Exercise: Leave out the images; return the rest of the data exactly.

....

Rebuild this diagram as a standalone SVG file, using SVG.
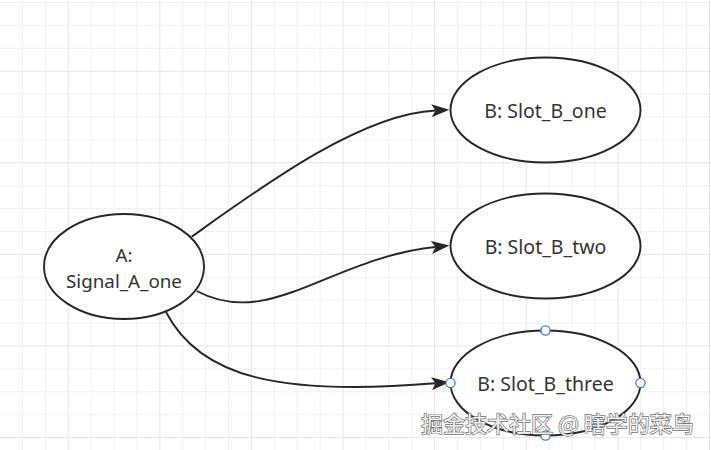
<svg xmlns="http://www.w3.org/2000/svg" width="711" height="450" viewBox="0 0 711 450">
  <style>
    .node ellipse { fill: #ffffff; stroke: #262626; stroke-width: 1.9; }
    .label { font-family: "Noto Sans", "Open Sans", "Liberation Sans", sans-serif; font-size: 19.5px; fill: #333333; text-anchor: middle; }
    .label.small { font-size: 18.8px; }
    .edge { fill: none; stroke: #262626; stroke-width: 1.9; marker-end: url(#arrow); }
    .handle { fill: #ffffff; stroke: #2f7fe4; stroke-width: 1.3; }
    .minor { stroke: #f0f0f0; stroke-width: 1; }
    .major { stroke: #e6e6e6; stroke-width: 1; }
    .wm { font-family: "Noto Sans CJK SC", "Noto Sans", sans-serif; font-size: 22px; fill: #f2f2f2; stroke: #707070; stroke-width: 1.4; paint-order: stroke; }
  </style>
  <defs>
    <pattern id="grid" patternUnits="userSpaceOnUse" x="-1" y="2" width="91.6" height="91.6">
      <rect width="91.6" height="91.6" fill="#ffffff"/>
      <path class="minor" d="M0.5,0V91.6M23.4,0V91.6M46.3,0V91.6M0,0.5H91.6M0,23.4H91.6M0,46.3H91.6"/>
      <path class="major" d="M69.2,0V91.6M0,69.2H91.6"/>
    </pattern>
    <marker id="arrow" viewBox="0 0 18 13" refX="4" refY="6.5" markerWidth="18" markerHeight="13" markerUnits="userSpaceOnUse" orient="auto">
      <path d="M0,0 L18,6.5 L0,13 L4,6.5 Z" fill="#262626"/>
    </marker>
  </defs>
  <rect x="0" y="0" width="711" height="450" fill="url(#grid)"/>

  <g id="connectors">
    <path class="edge" d="M191.7,236.7 C260,188 360,114 435.5,110.5"/>
    <path class="edge" d="M196.7,291 C270,330 330,258 435.5,247"/>
    <path class="edge" d="M166,312 C200,378 280,396 435.5,383.3"/>
  </g>

  <g id="node-a" class="node">
    <ellipse cx="124" cy="266.5" rx="80" ry="52.5"/>
    <text class="label small" x="124" y="261.8">A:</text>
    <text class="label small" x="124" y="287.6">Signal_A_one</text>
  </g>
  <g id="node-b-one" class="node">
    <ellipse cx="545.5" cy="110" rx="95" ry="52.5"/>
    <text class="label" x="545.5" y="117.5">B: Slot_B_one</text>
  </g>
  <g id="node-b-two" class="node">
    <ellipse cx="545.5" cy="246" rx="95" ry="52.5"/>
    <text class="label" x="545.5" y="254">B: Slot_B_two</text>
  </g>
  <g id="node-b-three" class="node">
    <ellipse cx="545.5" cy="383" rx="95" ry="52.5"/>
    <text class="label" x="545.5" y="391">B: Slot_B_three</text>
  </g>

  <g id="selection-handles">
    <circle class="handle" cx="545.5" cy="330.5" r="4.6"/>
    <circle class="handle" cx="450.5" cy="383" r="4.6"/>
    <circle class="handle" cx="640.5" cy="383" r="4.6"/>
    <circle class="handle" cx="545.5" cy="435.5" r="4.6"/>
  </g>

  <text class="wm" x="421" y="432">掘金技术社区 @ 瞎学的菜鸟</text>
</svg>
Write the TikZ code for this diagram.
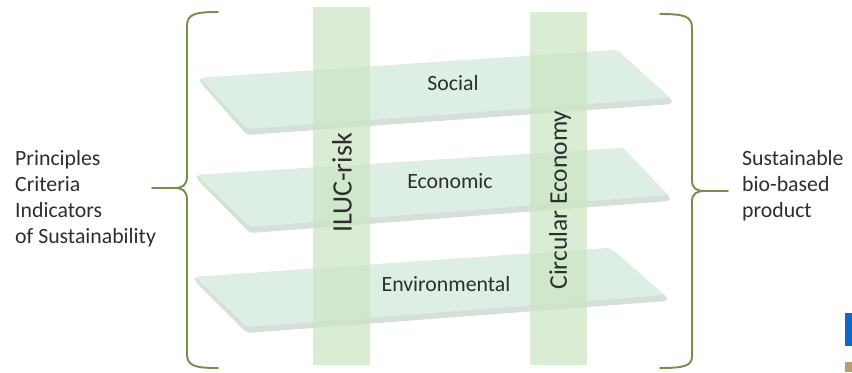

....

Completed task:
Rebuild this diagram as a standalone SVG file, using SVG.
<svg xmlns="http://www.w3.org/2000/svg" width="711" height="450" viewBox="0 0 711 450">
  <style>
    .node ellipse { fill: #ffffff; stroke: #262626; stroke-width: 1.9; }
    .label { font-family: "Noto Sans", "Open Sans", "Liberation Sans", sans-serif; font-size: 19.5px; fill: #333333; text-anchor: middle; }
    .label.small { font-size: 18.8px; }
    .edge { fill: none; stroke: #262626; stroke-width: 1.9; marker-end: url(#arrow); }
    .handle { fill: #ffffff; stroke: #2f7fe4; stroke-width: 1.3; }
    .minor { stroke: #f0f0f0; stroke-width: 1; }
    .major { stroke: #e6e6e6; stroke-width: 1; }
    .wm { font-family: "Noto Sans CJK SC", "Noto Sans", sans-serif; font-size: 22px; fill: #f2f2f2; stroke: #707070; stroke-width: 1.4; paint-order: stroke; }
  </style>
  <defs>
    <pattern id="grid" patternUnits="userSpaceOnUse" x="-1" y="2" width="91.6" height="91.6">
      <rect width="91.6" height="91.6" fill="#ffffff"/>
      <path class="minor" d="M0.5,0V91.6M23.4,0V91.6M46.3,0V91.6M0,0.5H91.6M0,23.4H91.6M0,46.3H91.6"/>
      <path class="major" d="M69.2,0V91.6M0,69.2H91.6"/>
    </pattern>
    <marker id="arrow" viewBox="0 0 18 13" refX="4" refY="6.5" markerWidth="18" markerHeight="13" markerUnits="userSpaceOnUse" orient="auto">
      <path d="M0,0 L18,6.5 L0,13 L4,6.5 Z" fill="#262626"/>
    </marker>
  </defs>
  <rect x="0" y="0" width="711" height="450" fill="url(#grid)"/>

  <g id="connectors">
    <path class="edge" d="M191.7,236.7 C260,188 360,114 435.5,110.5"/>
    <path class="edge" d="M196.7,291 C270,330 330,258 435.5,247"/>
    <path class="edge" d="M166,312 C200,378 280,396 435.5,383.3"/>
  </g>

  <g id="node-a" class="node">
    <ellipse cx="124" cy="266.5" rx="80" ry="52.5"/>
    <text class="label small" x="124" y="261.8">A:</text>
    <text class="label small" x="124" y="287.6">Signal_A_one</text>
  </g>
  <g id="node-b-one" class="node">
    <ellipse cx="545.5" cy="110" rx="95" ry="52.5"/>
    <text class="label" x="545.5" y="117.5">B: Slot_B_one</text>
  </g>
  <g id="node-b-two" class="node">
    <ellipse cx="545.5" cy="246" rx="95" ry="52.5"/>
    <text class="label" x="545.5" y="254">B: Slot_B_two</text>
  </g>
  <g id="node-b-three" class="node">
    <ellipse cx="545.5" cy="383" rx="95" ry="52.5"/>
    <text class="label" x="545.5" y="391">B: Slot_B_three</text>
  </g>

  <g id="selection-handles">
    <circle class="handle" cx="545.5" cy="330.5" r="4.6"/>
    <circle class="handle" cx="450.5" cy="383" r="4.6"/>
    <circle class="handle" cx="640.5" cy="383" r="4.6"/>
    <circle class="handle" cx="545.5" cy="435.5" r="4.6"/>
  </g>

  <text class="wm" x="421" y="432">掘金技术社区 @ 瞎学的菜鸟</text>
</svg>
Write the TikZ code for this diagram.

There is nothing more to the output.